● EXERCISE GOAL:
Below are the records; extract from them the line containing "Give me the D3.js source for this chart." to the line containing "1.07, 1.0, 0.95];", both lines included, exactly and with no pictures.

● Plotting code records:

▼

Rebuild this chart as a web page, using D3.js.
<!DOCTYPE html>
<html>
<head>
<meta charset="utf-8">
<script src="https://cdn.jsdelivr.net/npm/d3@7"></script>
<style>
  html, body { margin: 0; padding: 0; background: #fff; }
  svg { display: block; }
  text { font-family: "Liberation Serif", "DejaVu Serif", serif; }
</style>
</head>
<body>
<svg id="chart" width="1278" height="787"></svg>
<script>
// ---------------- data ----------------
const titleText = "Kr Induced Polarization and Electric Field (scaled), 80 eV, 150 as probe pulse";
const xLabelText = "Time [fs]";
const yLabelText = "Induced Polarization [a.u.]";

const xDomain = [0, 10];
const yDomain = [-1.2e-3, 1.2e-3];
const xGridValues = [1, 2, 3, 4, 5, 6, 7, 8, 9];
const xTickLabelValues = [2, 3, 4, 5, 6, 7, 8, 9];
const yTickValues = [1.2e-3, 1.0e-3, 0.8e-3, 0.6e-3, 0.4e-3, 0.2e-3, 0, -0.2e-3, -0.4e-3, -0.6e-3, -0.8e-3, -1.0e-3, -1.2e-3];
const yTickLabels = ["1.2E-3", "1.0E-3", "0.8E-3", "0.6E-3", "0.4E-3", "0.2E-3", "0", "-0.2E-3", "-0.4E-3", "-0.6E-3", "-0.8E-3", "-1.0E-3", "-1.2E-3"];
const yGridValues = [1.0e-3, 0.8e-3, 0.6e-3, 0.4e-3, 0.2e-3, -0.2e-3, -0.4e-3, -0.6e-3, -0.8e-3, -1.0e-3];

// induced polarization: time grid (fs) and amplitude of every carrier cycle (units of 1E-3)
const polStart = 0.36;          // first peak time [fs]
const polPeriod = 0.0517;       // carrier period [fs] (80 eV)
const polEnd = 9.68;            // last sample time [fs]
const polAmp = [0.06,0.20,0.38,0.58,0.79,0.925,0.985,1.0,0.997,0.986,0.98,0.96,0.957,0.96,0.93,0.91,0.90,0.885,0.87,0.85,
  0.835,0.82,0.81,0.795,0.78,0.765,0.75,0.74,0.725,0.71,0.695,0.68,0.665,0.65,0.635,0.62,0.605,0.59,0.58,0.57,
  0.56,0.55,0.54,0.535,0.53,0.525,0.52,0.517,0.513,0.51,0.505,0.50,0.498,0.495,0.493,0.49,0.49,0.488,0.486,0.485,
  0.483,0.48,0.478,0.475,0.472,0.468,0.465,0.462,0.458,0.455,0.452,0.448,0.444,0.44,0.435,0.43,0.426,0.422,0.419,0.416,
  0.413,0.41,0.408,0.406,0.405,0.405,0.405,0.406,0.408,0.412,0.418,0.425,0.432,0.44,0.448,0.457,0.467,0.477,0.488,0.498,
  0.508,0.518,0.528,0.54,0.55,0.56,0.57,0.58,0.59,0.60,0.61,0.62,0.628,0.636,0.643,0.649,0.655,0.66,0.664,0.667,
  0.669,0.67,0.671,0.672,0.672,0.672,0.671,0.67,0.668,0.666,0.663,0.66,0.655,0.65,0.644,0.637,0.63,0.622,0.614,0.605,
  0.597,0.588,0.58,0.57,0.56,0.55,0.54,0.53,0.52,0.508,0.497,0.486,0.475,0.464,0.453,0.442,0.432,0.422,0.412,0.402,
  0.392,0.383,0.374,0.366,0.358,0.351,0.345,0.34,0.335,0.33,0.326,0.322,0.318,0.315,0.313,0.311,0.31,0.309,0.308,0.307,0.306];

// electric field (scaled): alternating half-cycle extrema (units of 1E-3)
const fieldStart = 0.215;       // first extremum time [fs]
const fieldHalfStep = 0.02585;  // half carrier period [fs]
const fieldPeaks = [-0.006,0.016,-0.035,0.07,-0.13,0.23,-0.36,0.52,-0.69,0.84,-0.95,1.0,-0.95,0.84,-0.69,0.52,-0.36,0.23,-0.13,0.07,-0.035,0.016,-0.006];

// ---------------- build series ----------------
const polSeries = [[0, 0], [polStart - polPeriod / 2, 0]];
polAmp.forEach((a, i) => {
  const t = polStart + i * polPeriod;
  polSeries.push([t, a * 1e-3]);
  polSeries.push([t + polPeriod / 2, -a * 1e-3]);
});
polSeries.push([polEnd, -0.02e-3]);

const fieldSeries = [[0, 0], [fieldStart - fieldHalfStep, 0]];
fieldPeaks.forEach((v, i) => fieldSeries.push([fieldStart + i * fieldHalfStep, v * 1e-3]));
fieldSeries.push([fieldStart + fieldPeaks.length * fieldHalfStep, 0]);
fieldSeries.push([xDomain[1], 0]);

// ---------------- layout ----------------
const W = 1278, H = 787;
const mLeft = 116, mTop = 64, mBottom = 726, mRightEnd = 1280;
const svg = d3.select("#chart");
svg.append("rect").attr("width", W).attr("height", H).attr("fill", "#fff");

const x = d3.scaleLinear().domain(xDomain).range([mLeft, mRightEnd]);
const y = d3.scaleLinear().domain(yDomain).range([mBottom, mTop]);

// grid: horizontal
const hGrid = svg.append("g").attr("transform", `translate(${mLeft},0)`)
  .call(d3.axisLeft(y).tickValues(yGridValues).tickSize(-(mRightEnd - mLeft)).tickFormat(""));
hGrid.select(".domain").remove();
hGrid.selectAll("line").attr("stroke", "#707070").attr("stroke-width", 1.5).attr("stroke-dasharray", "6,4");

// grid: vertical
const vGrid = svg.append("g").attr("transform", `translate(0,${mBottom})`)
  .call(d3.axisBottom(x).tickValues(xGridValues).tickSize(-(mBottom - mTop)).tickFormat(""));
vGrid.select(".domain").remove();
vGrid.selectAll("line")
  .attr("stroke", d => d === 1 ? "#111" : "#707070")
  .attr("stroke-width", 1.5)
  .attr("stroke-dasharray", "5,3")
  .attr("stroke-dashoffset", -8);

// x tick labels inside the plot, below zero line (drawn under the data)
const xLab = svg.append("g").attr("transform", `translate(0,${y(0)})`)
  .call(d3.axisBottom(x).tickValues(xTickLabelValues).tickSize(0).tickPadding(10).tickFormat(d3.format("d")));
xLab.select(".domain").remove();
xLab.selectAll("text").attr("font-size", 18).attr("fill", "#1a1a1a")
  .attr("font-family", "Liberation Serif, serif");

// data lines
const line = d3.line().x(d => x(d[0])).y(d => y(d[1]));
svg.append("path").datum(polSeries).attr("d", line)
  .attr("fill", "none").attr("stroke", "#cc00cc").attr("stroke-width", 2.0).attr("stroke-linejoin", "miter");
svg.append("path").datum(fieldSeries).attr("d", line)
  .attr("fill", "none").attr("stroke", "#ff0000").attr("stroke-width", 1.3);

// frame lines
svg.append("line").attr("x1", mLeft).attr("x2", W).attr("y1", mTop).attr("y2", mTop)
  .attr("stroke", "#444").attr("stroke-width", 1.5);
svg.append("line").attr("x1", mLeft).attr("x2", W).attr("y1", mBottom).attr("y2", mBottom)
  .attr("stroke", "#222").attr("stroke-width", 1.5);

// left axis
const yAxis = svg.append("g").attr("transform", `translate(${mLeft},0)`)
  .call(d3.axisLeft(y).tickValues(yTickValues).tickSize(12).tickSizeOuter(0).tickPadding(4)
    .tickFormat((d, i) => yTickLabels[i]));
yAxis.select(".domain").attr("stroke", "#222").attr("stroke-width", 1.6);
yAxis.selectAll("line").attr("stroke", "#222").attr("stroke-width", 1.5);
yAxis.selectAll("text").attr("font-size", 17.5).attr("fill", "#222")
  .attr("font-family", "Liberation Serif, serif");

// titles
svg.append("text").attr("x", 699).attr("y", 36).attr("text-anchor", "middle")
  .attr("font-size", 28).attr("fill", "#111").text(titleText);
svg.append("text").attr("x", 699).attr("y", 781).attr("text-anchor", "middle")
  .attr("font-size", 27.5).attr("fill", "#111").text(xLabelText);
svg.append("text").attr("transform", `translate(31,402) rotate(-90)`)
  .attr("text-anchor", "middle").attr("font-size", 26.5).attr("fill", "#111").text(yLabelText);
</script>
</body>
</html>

▲
▼

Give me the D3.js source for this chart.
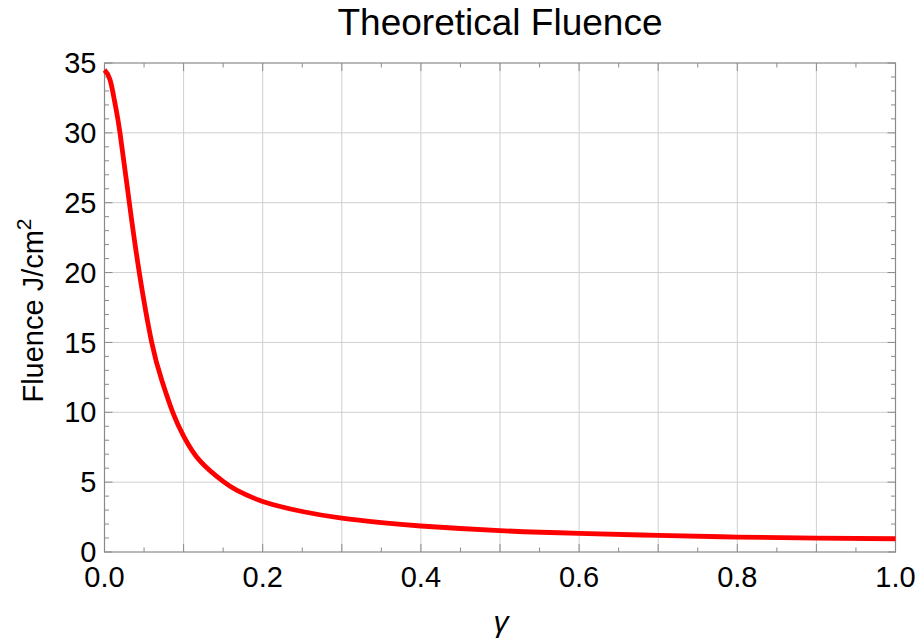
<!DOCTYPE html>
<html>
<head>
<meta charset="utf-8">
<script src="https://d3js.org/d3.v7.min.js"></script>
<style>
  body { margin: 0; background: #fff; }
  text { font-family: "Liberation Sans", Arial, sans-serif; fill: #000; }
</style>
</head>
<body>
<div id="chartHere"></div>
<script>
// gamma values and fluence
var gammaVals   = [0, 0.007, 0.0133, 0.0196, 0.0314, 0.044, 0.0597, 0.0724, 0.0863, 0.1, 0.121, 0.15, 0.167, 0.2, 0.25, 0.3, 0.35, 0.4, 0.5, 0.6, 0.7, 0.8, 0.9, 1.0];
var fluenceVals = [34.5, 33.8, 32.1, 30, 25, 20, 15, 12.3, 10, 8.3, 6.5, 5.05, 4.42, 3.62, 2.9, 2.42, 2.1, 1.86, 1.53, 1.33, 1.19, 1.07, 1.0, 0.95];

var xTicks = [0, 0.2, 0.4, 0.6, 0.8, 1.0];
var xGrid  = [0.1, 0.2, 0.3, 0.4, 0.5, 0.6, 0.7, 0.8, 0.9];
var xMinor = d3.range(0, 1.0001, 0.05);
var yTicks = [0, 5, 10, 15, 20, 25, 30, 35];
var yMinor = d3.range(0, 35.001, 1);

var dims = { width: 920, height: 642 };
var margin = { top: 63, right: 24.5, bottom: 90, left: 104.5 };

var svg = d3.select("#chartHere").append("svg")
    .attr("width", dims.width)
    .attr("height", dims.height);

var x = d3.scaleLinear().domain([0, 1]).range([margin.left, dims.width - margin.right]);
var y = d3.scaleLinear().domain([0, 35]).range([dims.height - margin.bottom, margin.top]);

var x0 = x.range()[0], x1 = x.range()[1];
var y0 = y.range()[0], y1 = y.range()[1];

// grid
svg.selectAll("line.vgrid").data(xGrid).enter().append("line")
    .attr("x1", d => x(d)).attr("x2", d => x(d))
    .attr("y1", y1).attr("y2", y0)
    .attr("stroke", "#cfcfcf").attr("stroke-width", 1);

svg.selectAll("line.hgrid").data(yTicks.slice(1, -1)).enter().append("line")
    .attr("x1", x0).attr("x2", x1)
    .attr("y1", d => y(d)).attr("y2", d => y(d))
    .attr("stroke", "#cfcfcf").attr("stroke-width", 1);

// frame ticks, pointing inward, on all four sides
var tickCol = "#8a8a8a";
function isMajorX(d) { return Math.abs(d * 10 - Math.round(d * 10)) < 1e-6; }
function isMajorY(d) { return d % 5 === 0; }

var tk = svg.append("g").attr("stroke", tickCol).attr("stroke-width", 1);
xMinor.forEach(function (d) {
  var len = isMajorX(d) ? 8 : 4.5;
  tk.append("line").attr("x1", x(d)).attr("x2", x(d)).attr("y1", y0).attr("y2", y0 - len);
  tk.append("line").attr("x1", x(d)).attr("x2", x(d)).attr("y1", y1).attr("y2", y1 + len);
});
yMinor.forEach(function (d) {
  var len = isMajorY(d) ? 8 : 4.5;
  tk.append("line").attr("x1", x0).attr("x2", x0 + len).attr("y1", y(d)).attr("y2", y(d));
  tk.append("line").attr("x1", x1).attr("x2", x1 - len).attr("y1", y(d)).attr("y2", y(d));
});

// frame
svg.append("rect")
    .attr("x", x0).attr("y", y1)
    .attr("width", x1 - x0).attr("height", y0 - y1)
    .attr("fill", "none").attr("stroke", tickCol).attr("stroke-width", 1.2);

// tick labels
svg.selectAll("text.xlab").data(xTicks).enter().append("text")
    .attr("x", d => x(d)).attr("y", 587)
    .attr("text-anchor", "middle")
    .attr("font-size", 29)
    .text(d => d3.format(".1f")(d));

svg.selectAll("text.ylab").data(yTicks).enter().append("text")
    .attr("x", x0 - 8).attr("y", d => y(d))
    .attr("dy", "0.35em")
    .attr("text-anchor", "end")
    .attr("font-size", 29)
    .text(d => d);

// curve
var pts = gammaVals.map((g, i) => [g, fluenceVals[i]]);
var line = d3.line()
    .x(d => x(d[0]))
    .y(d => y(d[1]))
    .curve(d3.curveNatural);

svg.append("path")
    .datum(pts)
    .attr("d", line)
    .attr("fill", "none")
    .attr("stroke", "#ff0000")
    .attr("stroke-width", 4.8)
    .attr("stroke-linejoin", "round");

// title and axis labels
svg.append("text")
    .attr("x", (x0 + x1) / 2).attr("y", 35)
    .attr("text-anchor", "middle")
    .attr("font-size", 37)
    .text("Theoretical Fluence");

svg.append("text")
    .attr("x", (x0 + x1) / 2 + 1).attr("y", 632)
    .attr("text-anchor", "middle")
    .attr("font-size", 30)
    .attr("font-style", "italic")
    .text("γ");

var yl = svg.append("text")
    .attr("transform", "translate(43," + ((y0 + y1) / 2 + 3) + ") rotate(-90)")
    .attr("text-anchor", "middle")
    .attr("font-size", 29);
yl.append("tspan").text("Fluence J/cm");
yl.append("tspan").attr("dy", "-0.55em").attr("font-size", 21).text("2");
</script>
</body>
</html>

▲
▼

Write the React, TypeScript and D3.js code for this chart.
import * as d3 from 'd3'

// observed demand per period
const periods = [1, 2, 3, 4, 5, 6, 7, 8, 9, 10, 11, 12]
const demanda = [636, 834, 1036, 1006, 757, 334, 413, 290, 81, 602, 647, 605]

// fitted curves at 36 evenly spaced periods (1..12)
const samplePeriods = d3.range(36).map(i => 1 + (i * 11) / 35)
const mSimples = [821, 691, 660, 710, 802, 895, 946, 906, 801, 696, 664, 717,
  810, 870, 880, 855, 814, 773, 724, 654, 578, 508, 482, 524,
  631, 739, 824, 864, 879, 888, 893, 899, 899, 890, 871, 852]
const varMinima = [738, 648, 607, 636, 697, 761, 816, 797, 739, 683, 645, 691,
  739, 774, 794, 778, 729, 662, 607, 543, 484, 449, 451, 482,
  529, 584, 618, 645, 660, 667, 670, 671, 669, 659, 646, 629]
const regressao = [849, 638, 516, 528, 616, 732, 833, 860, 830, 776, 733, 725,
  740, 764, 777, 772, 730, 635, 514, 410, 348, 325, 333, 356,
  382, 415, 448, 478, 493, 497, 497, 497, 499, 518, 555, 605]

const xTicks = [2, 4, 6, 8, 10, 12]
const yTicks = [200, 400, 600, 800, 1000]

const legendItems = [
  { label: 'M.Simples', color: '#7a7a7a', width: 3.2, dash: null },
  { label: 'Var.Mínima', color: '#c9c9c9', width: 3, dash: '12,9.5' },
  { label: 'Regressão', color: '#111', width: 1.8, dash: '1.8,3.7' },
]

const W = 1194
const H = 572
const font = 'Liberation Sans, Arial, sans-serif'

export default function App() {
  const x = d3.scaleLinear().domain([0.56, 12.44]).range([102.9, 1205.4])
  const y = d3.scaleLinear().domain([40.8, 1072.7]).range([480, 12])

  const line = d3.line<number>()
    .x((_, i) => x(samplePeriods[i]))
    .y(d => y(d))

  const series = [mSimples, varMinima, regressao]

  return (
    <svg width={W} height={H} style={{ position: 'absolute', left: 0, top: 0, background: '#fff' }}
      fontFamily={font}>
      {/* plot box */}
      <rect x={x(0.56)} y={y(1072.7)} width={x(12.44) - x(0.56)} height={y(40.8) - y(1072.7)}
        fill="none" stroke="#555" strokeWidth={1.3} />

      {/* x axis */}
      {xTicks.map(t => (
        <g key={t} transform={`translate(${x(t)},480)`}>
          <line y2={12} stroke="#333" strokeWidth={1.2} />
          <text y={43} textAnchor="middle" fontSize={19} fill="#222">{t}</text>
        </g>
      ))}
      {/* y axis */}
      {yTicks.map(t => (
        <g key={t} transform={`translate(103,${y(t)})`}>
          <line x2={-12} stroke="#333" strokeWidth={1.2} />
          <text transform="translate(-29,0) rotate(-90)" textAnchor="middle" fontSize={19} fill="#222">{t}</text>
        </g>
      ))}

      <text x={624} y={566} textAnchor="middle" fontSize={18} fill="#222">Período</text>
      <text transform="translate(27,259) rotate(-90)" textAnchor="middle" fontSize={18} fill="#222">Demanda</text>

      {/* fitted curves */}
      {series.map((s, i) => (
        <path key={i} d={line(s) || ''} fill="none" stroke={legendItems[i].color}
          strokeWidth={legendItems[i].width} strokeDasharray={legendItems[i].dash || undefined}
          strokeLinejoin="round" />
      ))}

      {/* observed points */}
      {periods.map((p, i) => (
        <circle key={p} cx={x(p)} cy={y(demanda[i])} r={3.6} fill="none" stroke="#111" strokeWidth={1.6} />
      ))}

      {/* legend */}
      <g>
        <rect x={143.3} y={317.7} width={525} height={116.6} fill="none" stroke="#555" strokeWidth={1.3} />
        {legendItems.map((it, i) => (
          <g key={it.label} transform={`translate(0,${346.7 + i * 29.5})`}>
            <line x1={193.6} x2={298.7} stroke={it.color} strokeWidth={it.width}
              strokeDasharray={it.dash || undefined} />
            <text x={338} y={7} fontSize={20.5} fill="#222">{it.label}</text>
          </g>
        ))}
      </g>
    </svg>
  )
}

▲

● REPLY:
Give me the D3.js source for this chart.
<!DOCTYPE html>
<html>
<head>
<meta charset="utf-8">
<script src="https://d3js.org/d3.v7.min.js"></script>
<style>
  body { margin: 0; background: #fff; }
  text { font-family: "Liberation Sans", Arial, sans-serif; fill: #000; }
</style>
</head>
<body>
<div id="chartHere"></div>
<script>
// gamma values and fluence
var gammaVals   = [0, 0.007, 0.0133, 0.0196, 0.0314, 0.044, 0.0597, 0.0724, 0.0863, 0.1, 0.121, 0.15, 0.167, 0.2, 0.25, 0.3, 0.35, 0.4, 0.5, 0.6, 0.7, 0.8, 0.9, 1.0];
var fluenceVals = [34.5, 33.8, 32.1, 30, 25, 20, 15, 12.3, 10, 8.3, 6.5, 5.05, 4.42, 3.62, 2.9, 2.42, 2.1, 1.86, 1.53, 1.33, 1.19, 1.07, 1.0, 0.95];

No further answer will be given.